Economic evaluation of a multi-disciplinary community-based intervention programme for New Zealand children and adolescents with obesity.

Obes Res Clin Pract 2018 May - Jun;12(3):293-298. Epub 2018 May 17.

Department of Preventive and Social Medicine, Dunedin School of Medicine, University of Otago, Dunedin, New Zealand.

Objective: To determine whether Whānau Pakari, a home-based, 12-month multi-disciplinary child obesity intervention programme was cost-effective when compared with the prior conventional hospital-based model of care.

Methods: Whānau Pakari trial participants were recruited January 2012-August 2014, and randomised to either a high-intensity intervention (weekly sessions for 12 months with home-based assessments and advice, n=100) or low-intensity control (home-based assessments and advice only, n=99). Trial participants were aged 5-16 years, resided in Taranaki, Aotearoa/New Zealand (NZ), with a body mass index (BMI) ≥98th centile or BMI >91st centile with weight-related comorbidities. Conventional group participants (receiving paediatrician assessment with dietitian input and physical activity/nutrition support, n=44) were aged 4-15 years, and resided in the same or another NZ centre. The change in BMI standard deviation score (SDS) at 12 months from baseline and programme intervention costs, both at the participant level, were used for the economic evaluation. A limited health funder perspective with costs in 2016 NZ$ was taken.

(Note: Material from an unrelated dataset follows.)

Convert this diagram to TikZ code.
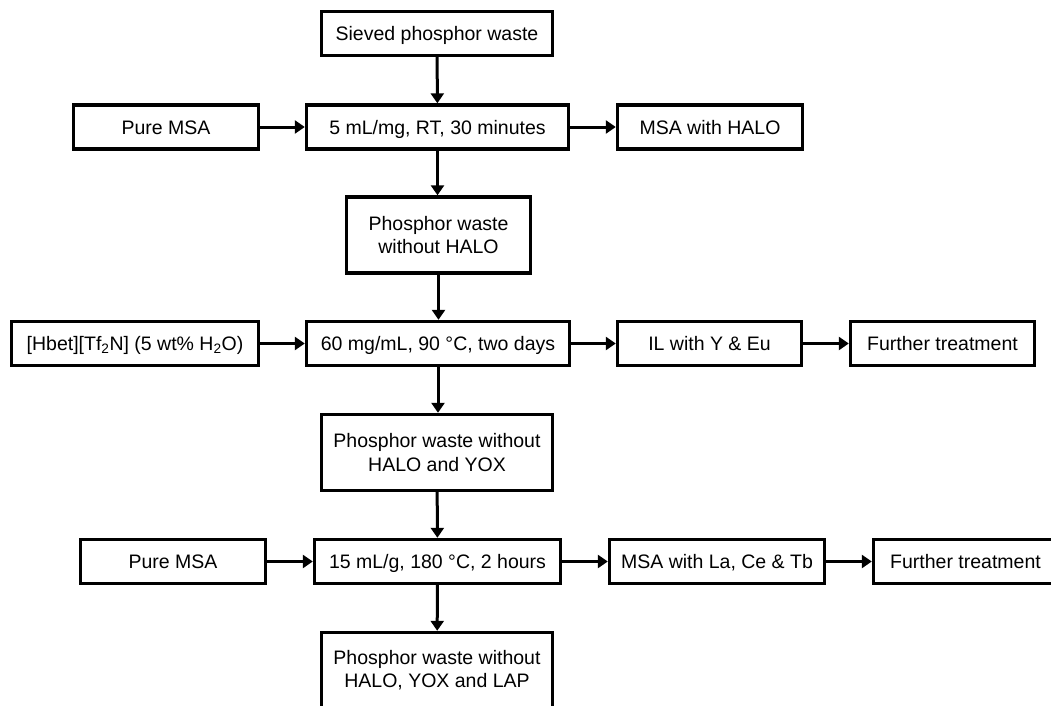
\documentclass[tikz,border=0pt]{standalone}
\usepackage{fontspec}
\setmainfont{Liberation Sans}
\usetikzlibrary{arrows.meta}

\tikzset{
  box/.style={draw=black, line width=3.4pt, fill=white, inner sep=0pt,
    align=center, font=\fontsize{19.5}{23.3}\selectfont,
    minimum height=44pt, text height=14pt, text depth=0pt},
  tall/.style={minimum height=76pt, text height={}, text depth={}},
  link/.style={line width=3pt, -{Triangle[length=10pt,width=13pt]}},
}

\begin{document}
\begin{tikzpicture}[x=1pt, y=-1pt]
\useasboundingbox (0,0) rectangle (1051,706);

% main column
\node[box, minimum width=231pt] (sieved) at (437,33.5) {Sieved phosphor waste};
\node[box, minimum width=262pt] (cond1) at (437.5,127) {5 mL/mg, RT, 30 minutes};
\node[box, tall, minimum width=184pt] (pw1) at (438.5,235) {Phosphor waste\\without HALO};
\node[box, minimum width=263pt] (cond2) at (438,343.5) {60 mg/mL, 90 °C, two days};
\node[box, tall, minimum width=231pt] (pw2) at (437,452.5) {Phosphor waste without\\HALO and YOX};
\node[box, minimum width=246pt] (cond3) at (437.5,561.5) {15 mL/g, 180 °C, 2 hours};
\node[box, tall, minimum width=231pt] (pw3) at (437,670.5) {Phosphor waste without\\HALO, YOX and LAP};

% first stage inputs and outputs
\node[box, minimum width=185pt] (msa1) at (166,127) {Pure MSA};
\node[box, minimum width=185pt] (halo) at (710,127) {MSA with HALO};

% second stage inputs and outputs
\node[box, minimum width=247pt] (hbet) at (135,343.5) {[Hbet][Tf\textsubscript{2}N] (5 wt\% H\textsubscript{2}O)};
\node[box, minimum width=184pt] (il) at (709.5,343.5) {IL with Y \& Eu};
\node[box, minimum width=184pt] (ft1) at (942.5,343.5) {Further treatment};

% third stage inputs and outputs
\node[box, minimum width=185pt] (msa2) at (173,561.5) {Pure MSA};
\node[box, minimum width=215pt] (lap) at (717,561.5) {MSA with La, Ce \& Tb};
\node[box, minimum width=184pt] (ft2) at (965.5,561.5) {Further treatment};

% vertical flow
\draw[link] (sieved) -- (cond1);
\draw[link] (cond1) -- (pw1.north -| cond1);
\draw[link] (pw1) -- (cond2.north -| pw1);
\draw[link] (cond2) -- (pw2.north -| cond2);
\draw[link] (pw2) -- (cond3);
\draw[link] (cond3) -- (pw3);

% horizontal flow
\draw[link] (msa1) -- (cond1);
\draw[link] (cond1) -- (halo);
\draw[link] (hbet) -- (cond2);
\draw[link] (cond2) -- (il);
\draw[link] (il) -- (ft1);
\draw[link] (msa2) -- (cond3);
\draw[link] (cond3) -- (lap);
\draw[link] (lap) -- (ft2);
\end{tikzpicture}
\end{document}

Results: The per child 12-month Whānau Pakari programme costs were significantly lower than in the conventional group. In the low-intensity group, costs were NZ$939 (95% CI: 872, 1007) (US$648) lower than the conventional group. In the high-intensity intervention group, costs were NZ$155 (95% CI: 89, 219) (US$107) lower than in the conventional group. BMI SDS reductions were similar in the three groups.

Conclusions: A home-based, multi-disciplinary child obesity intervention had lower programme costs per child, greater reach, with similar BMI SDS outcomes at 12 months when compared with the previous hospital-based conventional model.